### Task objective
Reproduce every line of the listing as written, apart from the pictures.

::::

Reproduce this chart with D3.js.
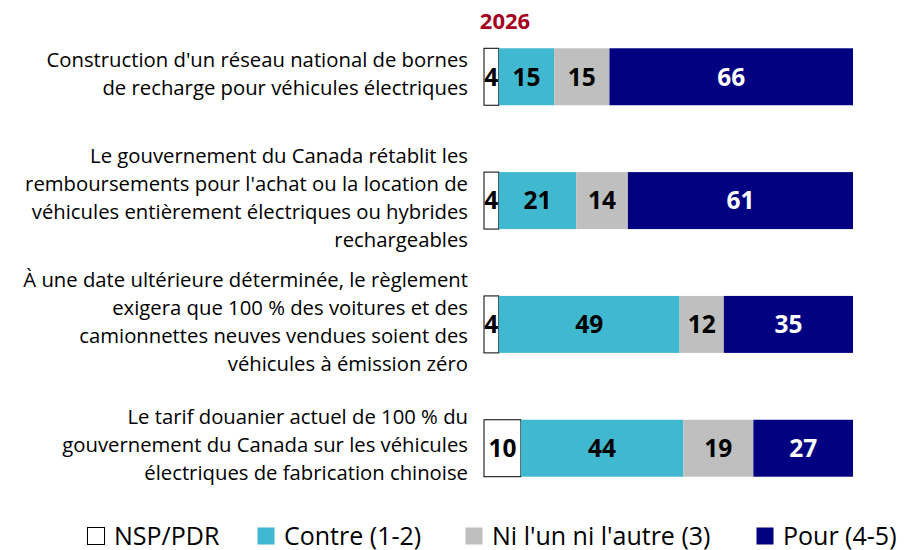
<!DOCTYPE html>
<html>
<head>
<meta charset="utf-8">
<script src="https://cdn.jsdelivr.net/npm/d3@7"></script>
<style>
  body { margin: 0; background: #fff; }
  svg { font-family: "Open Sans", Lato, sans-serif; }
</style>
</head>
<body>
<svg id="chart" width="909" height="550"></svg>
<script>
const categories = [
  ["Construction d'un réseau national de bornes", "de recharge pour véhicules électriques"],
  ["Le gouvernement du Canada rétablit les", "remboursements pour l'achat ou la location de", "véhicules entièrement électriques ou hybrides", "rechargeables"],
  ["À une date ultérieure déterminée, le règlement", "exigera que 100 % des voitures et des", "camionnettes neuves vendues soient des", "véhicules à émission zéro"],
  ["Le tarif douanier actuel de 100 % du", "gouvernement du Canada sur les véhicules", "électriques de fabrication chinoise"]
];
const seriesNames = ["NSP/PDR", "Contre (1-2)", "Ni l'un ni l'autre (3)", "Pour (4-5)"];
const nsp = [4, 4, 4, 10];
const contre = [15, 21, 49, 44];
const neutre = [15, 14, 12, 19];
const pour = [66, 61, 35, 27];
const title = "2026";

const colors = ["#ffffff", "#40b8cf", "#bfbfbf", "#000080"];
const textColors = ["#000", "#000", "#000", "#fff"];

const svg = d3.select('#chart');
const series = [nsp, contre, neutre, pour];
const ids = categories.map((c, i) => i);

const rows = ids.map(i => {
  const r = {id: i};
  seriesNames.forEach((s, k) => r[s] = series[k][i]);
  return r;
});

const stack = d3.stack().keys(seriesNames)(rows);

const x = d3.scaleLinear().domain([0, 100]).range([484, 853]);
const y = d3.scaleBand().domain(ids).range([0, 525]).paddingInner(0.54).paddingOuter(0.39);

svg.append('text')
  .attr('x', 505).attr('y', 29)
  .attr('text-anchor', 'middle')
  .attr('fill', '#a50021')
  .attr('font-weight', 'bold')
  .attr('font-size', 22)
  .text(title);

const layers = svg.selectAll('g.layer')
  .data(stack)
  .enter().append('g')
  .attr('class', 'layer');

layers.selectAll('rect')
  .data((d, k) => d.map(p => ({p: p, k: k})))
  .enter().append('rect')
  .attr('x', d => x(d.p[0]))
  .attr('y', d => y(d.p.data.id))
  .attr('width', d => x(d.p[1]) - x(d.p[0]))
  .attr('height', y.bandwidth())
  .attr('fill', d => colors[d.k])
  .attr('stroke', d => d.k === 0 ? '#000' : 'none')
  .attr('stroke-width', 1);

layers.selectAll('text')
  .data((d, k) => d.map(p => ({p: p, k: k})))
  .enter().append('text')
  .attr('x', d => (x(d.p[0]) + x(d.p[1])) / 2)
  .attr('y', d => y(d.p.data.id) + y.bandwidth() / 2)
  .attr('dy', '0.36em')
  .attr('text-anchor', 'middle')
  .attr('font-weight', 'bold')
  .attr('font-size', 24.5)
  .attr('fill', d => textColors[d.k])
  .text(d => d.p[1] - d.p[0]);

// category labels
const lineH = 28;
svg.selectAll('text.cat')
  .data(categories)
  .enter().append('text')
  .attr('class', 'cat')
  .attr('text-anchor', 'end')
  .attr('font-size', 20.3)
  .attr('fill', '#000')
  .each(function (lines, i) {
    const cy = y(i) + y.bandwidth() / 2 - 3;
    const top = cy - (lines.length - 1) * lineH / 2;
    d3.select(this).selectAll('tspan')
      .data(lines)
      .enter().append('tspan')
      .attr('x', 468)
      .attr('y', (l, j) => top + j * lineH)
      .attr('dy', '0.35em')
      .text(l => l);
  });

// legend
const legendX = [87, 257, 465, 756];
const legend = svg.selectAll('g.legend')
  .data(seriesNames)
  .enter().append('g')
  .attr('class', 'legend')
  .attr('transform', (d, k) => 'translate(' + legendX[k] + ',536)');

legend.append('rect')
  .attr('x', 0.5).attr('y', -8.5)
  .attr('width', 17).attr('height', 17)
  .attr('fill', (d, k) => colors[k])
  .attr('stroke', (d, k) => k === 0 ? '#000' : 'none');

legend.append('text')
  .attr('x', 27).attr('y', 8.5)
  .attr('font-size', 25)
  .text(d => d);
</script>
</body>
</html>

::::

### Task output
Reproduce this chart with D3.js.
<!DOCTYPE html>
<html>
<head>
<meta charset="utf-8">
<script src="https://cdn.jsdelivr.net/npm/d3@7"></script>
<style>
  body { margin: 0; background: #fff; }
  svg { font-family: "Open Sans", Lato, sans-serif; }
</style>
</head>
<body>
<svg id="chart" width="909" height="550"></svg>
<script>
const categories = [
  ["Construction d'un réseau national de bornes", "de recharge pour véhicules électriques"],
  ["Le gouvernement du Canada rétablit les", "remboursements pour l'achat ou la location de", "véhicules entièrement électriques ou hybrides", "rechargeables"],
  ["À une date ultérieure déterminée, le règlement", "exigera que 100 % des voitures et des", "camionnettes neuves vendues soient des", "véhicules à émission zéro"],
  ["Le tarif douanier actuel de 100 % du", "gouvernement du Canada sur les véhicules", "électriques de fabrication chinoise"]
];
const seriesNames = ["NSP/PDR", "Contre (1-2)", "Ni l'un ni l'autre (3)", "Pour (4-5)"];
const nsp = [4, 4, 4, 10];
const contre = [15, 21, 49, 44];
const neutre = [15, 14, 12, 19];
const pour = [66, 61, 35, 27];
const title = "2026";

const colors = ["#ffffff", "#40b8cf", "#bfbfbf", "#000080"];
const textColors = ["#000", "#000", "#000", "#fff"];

const svg = d3.select('#chart');
const series = [nsp, contre, neutre, pour];
const ids = categories.map((c, i) => i);

const rows = ids.map(i => {
  const r = {id: i};
  seriesNames.forEach((s, k) => r[s] = series[k][i]);
  return r;
});

const stack = d3.stack().keys(seriesNames)(rows);

const x = d3.scaleLinear().domain([0, 100]).range([484, 853]);
const y = d3.scaleBand().domain(ids).range([0, 525]).paddingInner(0.54).paddingOuter(0.39);

svg.append('text')
  .attr('x', 505).attr('y', 29)
  .attr('text-anchor', 'middle')
  .attr('fill', '#a50021')
  .attr('font-weight', 'bold')
  .attr('font-size', 22)
  .text(title);

const layers = svg.selectAll('g.layer')
  .data(stack)
  .enter().append('g')
  .attr('class', 'layer');

layers.selectAll('rect')
  .data((d, k) => d.map(p => ({p: p, k: k})))
  .enter().append('rect')
  .attr('x', d => x(d.p[0]))
  .attr('y', d => y(d.p.data.id))
  .attr('width', d => x(d.p[1]) - x(d.p[0]))
  .attr('height', y.bandwidth())
  .attr('fill', d => colors[d.k])
  .attr('stroke', d => d.k === 0 ? '#000' : 'none')
  .attr('stroke-width', 1);

layers.selectAll('text')
  .data((d, k) => d.map(p => ({p: p, k: k})))
  .enter().append('text')
  .attr('x', d => (x(d.p[0]) + x(d.p[1])) / 2)
  .attr('y', d => y(d.p.data.id) + y.bandwidth() / 2)
  .attr('dy', '0.36em')
  .attr('text-anchor', 'middle')
  .attr('font-weight', 'bold')
  .attr('font-size', 24.5)
  .attr('fill', d => textColors[d.k])
  .text(d => d.p[1] - d.p[0]);

// category labels
const lineH = 28;
svg.selectAll('text.cat')
  .data(categories)
  .enter().append('text')
  .attr('class', 'cat')
  .attr('text-anchor', 'end')
  .attr('font-size', 20.3)
  .attr('fill', '#000')
  .each(function (lines, i) {
    const cy = y(i) + y.bandwidth() / 2 - 3;
    const top = cy - (lines.length - 1) * lineH / 2;
    d3.select(this).selectAll('tspan')
      .data(lines)
      .enter().append('tspan')
      .attr('x', 468)
      .attr('y', (l, j) => top + j * lineH)
      .attr('dy', '0.35em')
      .text(l => l);
  });

// legend
const legendX = [87, 257, 465, 756];
const legend = svg.selectAll('g.legend')
  .data(seriesNames)
  .enter().append('g')
  .attr('class', 'legend')
  .attr('transform', (d, k) => 'translate(' + legendX[k] + ',536)');

legend.append('rect')
  .attr('x', 0.5).attr('y', -8.5)
  .attr('width', 17).attr('height', 17)
  .attr('fill', (d, k) => colors[k])
  .attr('stroke', (d, k) => k === 0 ? '#000' : 'none');

legend.append('text')
  .attr('x', 27).attr('y', 8.5)
  .attr('font-size', 25)
  .text(d => d);
</script>
</body>
</html>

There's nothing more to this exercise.